Janice and Chris Davies of Lawndale, Thomas’s parents who brought along their 5-year-old Alex , said they spotted the event in the newspaper and were happy they attended.
“Alex is five and he doesn’t want to let out the string,” Janice laughed, “which is a problem. I think this is great. It gets the families out in the fresh air. It’s a classic form of entertainment. There’s no videos. No T.V.”
No one was happier that day than San Pedro resident Karen Allen who said she tried everything to make her grandson, Martin Garcia, 7, who attends 15th Street Elementary School, feel included and happy.
Martin was depressed, had difficulties connecting with people and struggled to do his homework.
Then a small miracle happened. Martin with his sister, Isis Allen, 5, and “Auntie Heidi “Hernandez, 11, went to a San Pedro High’s clean up event on March 20, in which kite fliers connected to the Kiwanis’s club attended.
Professional kite flier Janis Sabic gave Martin a kite donated by fellow kite flier Glenn Rothstien. Designed as a classic sailing vessel, it changed Martin’s behavior over night.
He slept with the kite each night, did his homework, his grades went from 2s to 3s and 4s, he quit fighting with his sister and the day of annual event – he called his grandma up at 6 a.m. and said he was ready. The event didn’t start for four more hours.

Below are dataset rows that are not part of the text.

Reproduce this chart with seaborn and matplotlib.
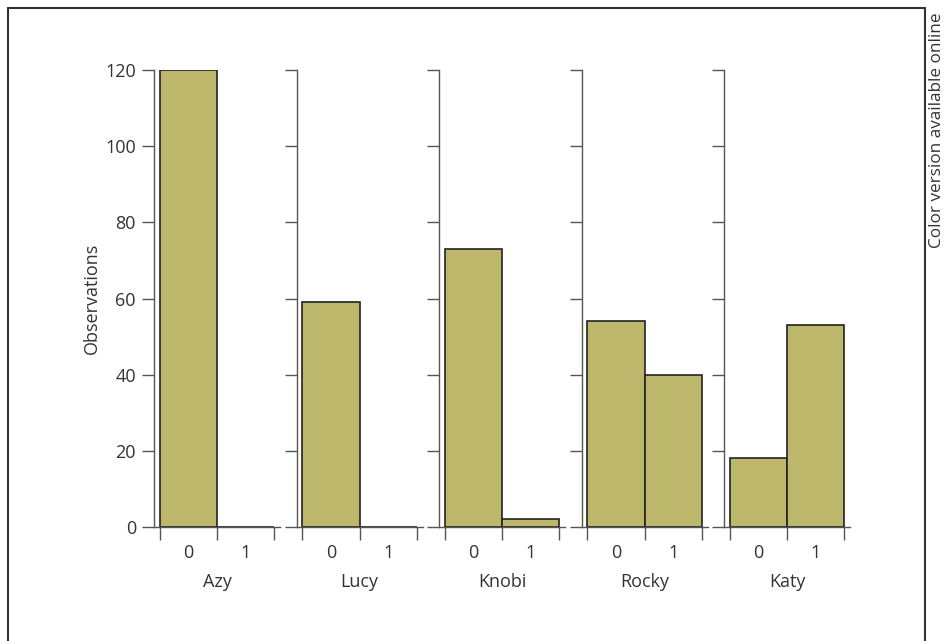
import matplotlib
matplotlib.use("Agg")
import matplotlib.pyplot as plt
from matplotlib.lines import Line2D
import seaborn as sns
import pandas as pd

# Counts of observations per category (0 / 1) for each individual
names = ["Azy", "Lucy", "Knobi", "Rocky", "Katy"]
counts_0 = [120, 59, 73, 54, 18]
counts_1 = [0, 0, 2, 40, 53]
categories = ["0", "1"]
y_ticks = [0, 20, 40, 60, 80, 100, 120]

sns.set_theme(style="ticks")
plt.rcParams["font.family"] = ["Open Sans", "DejaVu Sans"]
text_color = "#333333"
spine_color = "#555555"
bar_color = "#BDB76B"

W, H = 944, 641
fig = plt.figure(figsize=(W / 100, H / 100), dpi=100)

ax_left0, ax_step, ax_w = 154, 142.5, 126
ax_top, ax_bottom = 70, 527

for i, name in enumerate(names):
    ax = fig.add_axes([(ax_left0 + i * ax_step) / W, (H - ax_bottom) / H,
                       ax_w / W, (ax_bottom - ax_top) / H])
    df = pd.DataFrame({"value": categories, "count": [counts_0[i], counts_1[i]]})
    sns.barplot(data=df, x="value", y="count", order=categories, width=1.0,
                color=bar_color, saturation=1, edgecolor="#222222",
                linewidth=1.2, ax=ax)
    ax.set_xlim(-0.6, 1.6)
    ax.set_ylim(0, 120)
    ax.set_yticks(y_ticks)
    # ticks on the bin edges, labels under the bin centres
    ax.set_xticks([-0.5, 0.5, 1.5])
    ax.set_xticklabels([])
    ax.set_xticks([0, 1], minor=True)
    ax.set_xticklabels(categories, minor=True)
    ax.tick_params(axis="x", which="major", length=9, width=1, color=spine_color,
                   direction="out")
    ax.tick_params(axis="x", which="minor", length=0, pad=12, labelsize=13,
                   labelcolor=text_color)
    ax.tick_params(axis="y", length=9, width=1, color=spine_color, labelsize=13,
                   labelcolor=text_color, pad=4)
    if i > 0:
        ax.set_yticklabels([])
        ax.set_ylabel("")
    else:
        ax.set_ylabel("Observations", fontsize=13, color=text_color, labelpad=3)
    ax.set_xlabel(name, fontsize=13, color=text_color, labelpad=8)
    for s in ["top", "right"]:
        ax.spines[s].set_visible(False)
    for s in ["left", "bottom"]:
        ax.spines[s].set_color(spine_color)
        ax.spines[s].set_linewidth(1)
    ax.set_facecolor("none")

# Outer frame (left, top, right)
frame_kw = dict(color="#333333", linewidth=1.5, transform=fig.transFigure)
xl, xr, yt = 7.5 / W, 924.5 / W, 1 - 7.5 / H
fig.add_artist(Line2D([xl, xl], [0, yt], **frame_kw))
fig.add_artist(Line2D([xl, xr], [yt, yt], **frame_kw))
fig.add_artist(Line2D([xr, xr], [0, yt], **frame_kw))

fig.text(937 / W, 1 - 12 / H, "Color version available online", rotation=90,
         ha="center", va="top", fontsize=12.3, color=text_color)

fig.savefig("out.png", dpi=100, facecolor="white")
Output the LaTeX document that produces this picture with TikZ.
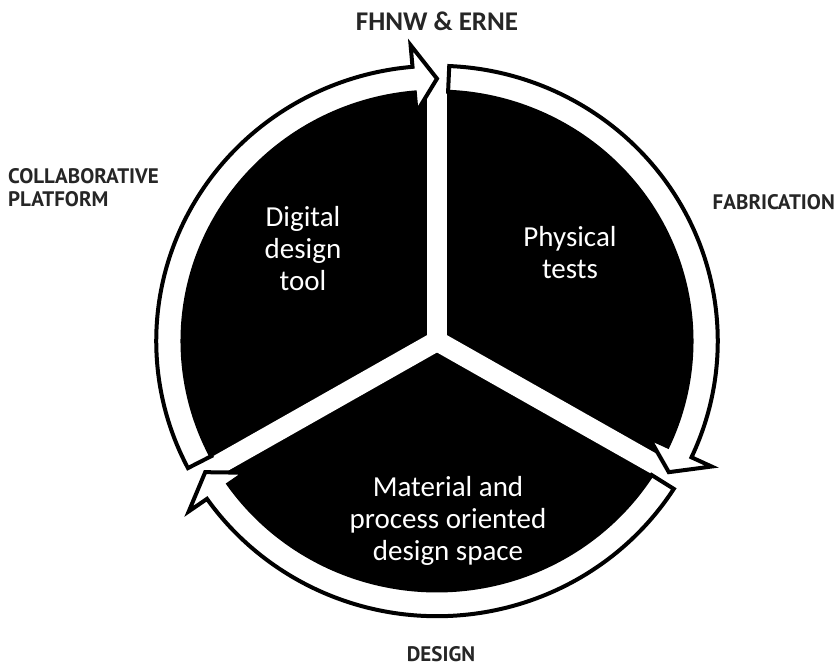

“He was just having such a hard time with self esteem,” the grandmother said. “Lately, he’s been so happy and the kite has meant so much to him. He now feels he’s part of a group of people. I had tried everything. Who knew it would be a kite?”
Martin, his aunt, and sister ran around with their kites, struggling to get them up in the air. Thomas didn’t care. He was screaming with thrills his kite, tripping behind him – and sometimes ahead of him.
“This teaches you how to fly a kite and I liked the running around and how it flies,” Thomas said excitedly. “It’s interesting how it works and it has good colors.”
San Pedro resident Anthony Watts brought his 3-year-old son, Jadon.
“It’s very refreshing and its very fun. It’s a lot of good energy,” Watts said.
Jeannine Shearing agreed.
“My husband Don and I took our three year old grandson Connor to the event knowing that he would either love learning how to try and fly his first kite, or have a great time watching others fly theirs. Luckily, he was able to do both. The Kiwanis had starter kites and plenty of patience in helping children put them together. Connor got the kite up three times and stared with amazement each time. He was then content to sit on the grass and watch others fly their kites.
It was a wonderful day.”
So much so that Kiwanis Club President Tim McDannold, added: “There’s no doubt we’ll do this once again. I’d like to do it more than once a year. We’ve got to give kids more choices in life whether they join a gang or go fly a kite.”
The annual kite fly was the brainchild of James Weston, whose family has had longtime ties to kites. First his brother, then his mother, Monty, owned Up Up & Away, a popular kite store in Seal Beach.
James met his wife, Monica, through his mother’s kite flying friends. When his mother died, his sister-in-law took over the store. It’s a cinch their daughter, Mae, 1, will learn to fly them.
Weston said he was pleased with the event – as he spent much time on the grass helping children get their kites up in the air.
He’s not sure what he’ll do next to bring the community together – his mission to make San Pedro a happier place. Perhaps, he said, a chili-cook-off is in order.
In the meantime, Martin was still running about screaming in delight as his grandmother looked happily on and said: “I will volunteer for them anytime.”